What is the function of this resistor?

Looking at the ZVN4106FTA datasheet (p. 3 of 6) you see that the \$I_{DSS}\$ can be as large as \$50\mu\mathrm{A}\$: this large leakage current implies that, whitout the \$R_4\$ resistor and when \$M_1\$ is OFF , you can have a gate-to-source voltage as high as $$ V_{GS}\simeq -V_{R_1}=-R_1I_{DSS}\simeq -5\mathrm{V}. $$ Having a look to the ZXMP6A13F datasheet (p. 4 of 8), you see that this voltage goes well beyond the maximum thresold voltage \$V_{GS_\mathrm{(th)}}\$ of the MOSFET (\$V_{GS_\mathrm{(th)_\max}}=-3V\$ as stated in the datasheet). Therefore, given the values of \$R_1\$ and \$R_{13}\$, the use of a pull-up resistor like \$R_4\$ connected on the drain of \$M_1\$ is absolutely needed since, apart from favourable statistical combinations (which may happen and usually do happen when you build your first prototype of the circuit ;) ) otherwise you may find that the \$U_1\$ MOSFET never goes OFF.

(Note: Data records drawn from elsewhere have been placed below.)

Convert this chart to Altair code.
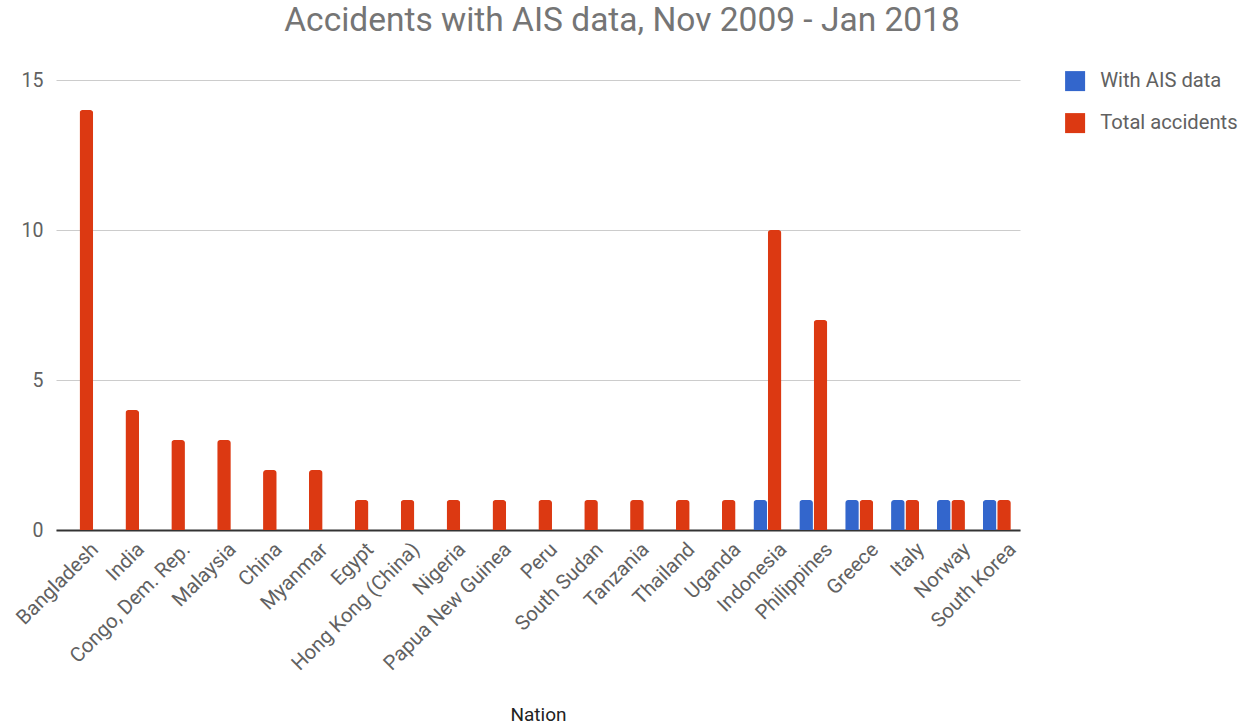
import altair as alt
import pandas as pd

nations = ["Bangladesh", "India", "Congo, Dem. Rep.", "Malaysia", "China", "Myanmar",
           "Egypt", "Hong Kong (China)", "Nigeria", "Papua New Guinea", "Peru",
           "South Sudan", "Tanzania", "Thailand", "Uganda", "Indonesia", "Philippines",
           "Greece", "Italy", "Norway", "South Korea"]
with_ais = [0, 0, 0, 0, 0, 0, 0, 0, 0, 0, 0, 0, 0, 0, 0, 1, 1, 1, 1, 1, 1]
total_accidents = [14, 4, 3, 3, 2, 2, 1, 1, 1, 1, 1, 1, 1, 1, 1, 10, 7, 1, 1, 1, 1]
series = ["With AIS data", "Total accidents"]
colors = ["#3366cc", "#dc3912"]

rows = []
for n, a, t in zip(nations, with_ais, total_accidents):
    rows.append({"Nation": n, "Series": series[0], "Value": a})
    rows.append({"Nation": n, "Series": series[1], "Value": t})
df = pd.DataFrame(rows)

FONT = "Roboto"

chart = alt.Chart(df).mark_bar(cornerRadiusTopLeft=3, cornerRadiusTopRight=3).encode(
    x=alt.X("Nation:N", sort=nations,
            scale=alt.Scale(paddingInner=0.39, paddingOuter=0.2),
            axis=alt.Axis(title="Nation", labelAngle=-45, labelFontSize=20.3,
                          labelColor="#616161", titleFontSize=19, titleColor="#222222",
                          titleFontWeight="normal", ticks=False, domain=True, grid=False,
                          domainColor="#333333", domainWidth=2, labelPadding=9,
                          labelOffset=9, titlePadding=31, labelFont=FONT, titleFont=FONT)),
    xOffset=alt.XOffset("Series:N", sort=series, scale=alt.Scale(paddingInner=0.05, paddingOuter=0)),
    y=alt.Y("Value:Q", scale=alt.Scale(domain=[0, 15]),
            axis=alt.Axis(title=None, values=[0, 5, 10, 15], labelFontSize=19.5,
                          labelColor="#616161", gridColor="#cccccc", domain=False,
                          ticks=False, labelPadding=13, labelFont=FONT)),
    color=alt.Color("Series:N", sort=series,
                    scale=alt.Scale(domain=series, range=colors),
                    legend=alt.Legend(title=None, orient="none", legendX=1009, legendY=-9,
                                      symbolType="square", symbolSize=400,
                                      symbolStrokeWidth=0, labelFontSize=20.2,
                                      labelColor="#616161", rowPadding=21,
                                      labelOffset=15, labelFont=FONT)),
).properties(
    width=964, height=450,
    title=alt.Title("Accidents with AIS data, Nov 2009 - Jan 2018", fontSize=33.5,
                    font=FONT, color="#757575", fontWeight="normal", anchor="middle",
                    dx=84, offset=32),
    padding={"left": 56, "top": 80, "right": 222, "bottom": 198},
    autosize=alt.AutoSizeParams(type="none"),
).configure(font=FONT).configure_view(stroke=None)

chart.save("out.html", embed_options={"renderer": "svg", "actions": False})
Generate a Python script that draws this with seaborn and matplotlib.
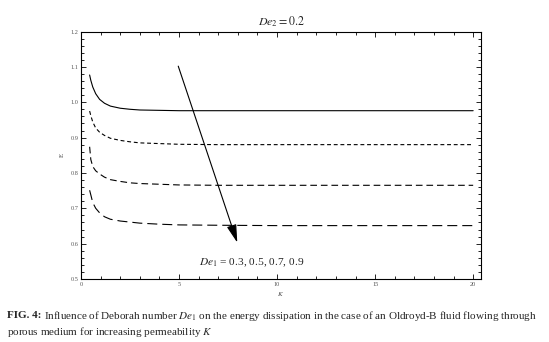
import matplotlib
matplotlib.use("Agg")
import matplotlib.pyplot as plt
import seaborn as sns
import pandas as pd
from matplotlib.ticker import MultipleLocator

# ---- data ----
K = [0.44, 0.5, 0.6, 0.75, 0.95, 1.2, 1.5, 2.0, 2.5, 3, 4, 5, 7, 10, 15, 20]
E_de03 = [1.077, 1.062, 1.043, 1.024, 1.008, 0.997, 0.989, 0.983, 0.980, 0.978, 0.977, 0.976, 0.976, 0.976, 0.976, 0.976]
E_de05 = [0.975, 0.962, 0.944, 0.927, 0.915, 0.906, 0.898, 0.892, 0.888, 0.885, 0.883, 0.881, 0.880, 0.880, 0.880, 0.880]
E_de07 = [0.874, 0.838, 0.818, 0.806, 0.797, 0.788, 0.781, 0.776, 0.772, 0.770, 0.768, 0.766, 0.765, 0.765, 0.765, 0.765]
E_de09 = [0.751, 0.738, 0.716, 0.700, 0.687, 0.676, 0.669, 0.664, 0.661, 0.658, 0.655, 0.653, 0.652, 0.651, 0.651, 0.651]
series = [E_de03, E_de05, E_de07, E_de09]
styles = ["-", (0, (3.5, 2.5)), (0, (6, 3.5)), (0, (9, 4.5))]

arrow_start = (4.96, 1.102)
arrow_end = (7.97, 0.603)

sns.set_style("ticks")
plt.rcParams["mathtext.fontset"] = "stix"
plt.rcParams["font.family"] = ["Liberation Serif", "DejaVu Serif"]

fig = plt.figure(figsize=(5.49, 3.42), dpi=100)
ax = fig.add_axes([81 / 549, 1 - 279 / 342, 400 / 549, 247.5 / 342])

for E, ls in zip(series, styles):
    df = pd.DataFrame({"K": K, "E": E})
    sns.lineplot(data=df, x="K", y="E", ax=ax, color="black", linewidth=0.8,
                 linestyle=ls, estimator=None, sort=False)

ax.set_xlim(0, 20.4)
ax.set_ylim(0.5, 1.2)
ax.xaxis.set_major_locator(MultipleLocator(5))
ax.xaxis.set_minor_locator(MultipleLocator(1))
ax.yaxis.set_major_locator(MultipleLocator(0.1))
ax.yaxis.set_minor_locator(MultipleLocator(0.02))
ax.set_xticks([0, 5, 10, 15, 20])
ax.set_xticklabels(["0", "5", "10", "15", "20"])
ax.set_yticks([0.5, 0.6, 0.7, 0.8, 0.9, 1.0, 1.1, 1.2])
ax.set_yticklabels(["0.5", "0.6", "0.7", "0.8", "0.9", "1.0", "1.1", "1.2"])
ax.tick_params(which="both", direction="in", top=True, right=True,
               labelsize=4.5, labelcolor="#555555", color="black", width=0.6, pad=2)
ax.tick_params(which="major", length=3.5)
ax.tick_params(which="minor", length=2)
for s in ax.spines.values():
    s.set_linewidth(0.8)
    s.set_color("black")

ax.set_xlabel("$K$", fontsize=5, color="#444444", labelpad=2)
ax.set_ylabel("E", fontsize=5, color="#444444", labelpad=4)
ax.set_title("$De_2 = 0.2$", fontsize=8.6, pad=4)

ax.annotate("", xy=arrow_end, xytext=arrow_start,
            arrowprops=dict(arrowstyle="-|>,head_length=1.1,head_width=0.3",
                            color="black", lw=0.8, shrinkA=0, shrinkB=0))
ax.text(6.0, 0.547, "$De_1$ = 0.3, 0.5, 0.7, 0.9", fontsize=8.2, va="center", ha="left")

cap_y1 = 1 - 316 / 342
cap_y2 = 1 - 332 / 342
fig_label = fig.text(7 / 549, cap_y1, "FIG. 4:", fontsize=8, fontweight="bold", va="center", ha="left")
fig.canvas.draw()
bb = fig_label.get_window_extent(renderer=fig.canvas.get_renderer())
fig.text((bb.x1 + 2.5) / 549, cap_y1,
         "Influence of Deborah number $De_1$ on the energy dissipation in the case of an Oldroyd-B fluid flowing through",
         fontsize=8, va="center", ha="left")
fig.text(7 / 549, cap_y2, "porous medium for increasing permeability $K$",
         fontsize=8, va="center", ha="left")

fig.savefig("out.png", dpi=100)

Finally, just for the sake of completesness:

The AN mentions its to bias Q2 and satisfy its drain leakage in the off state. Wouldn't R5 + R6 complete this function anyway?

Yes, you can choose \$R_5\$ and \$R_6\$ of suitably lower values, in order to obtain the same voltage division while avoiding excessive leakage dependent biases. For other problems related in doing so, see the answer of @jp314.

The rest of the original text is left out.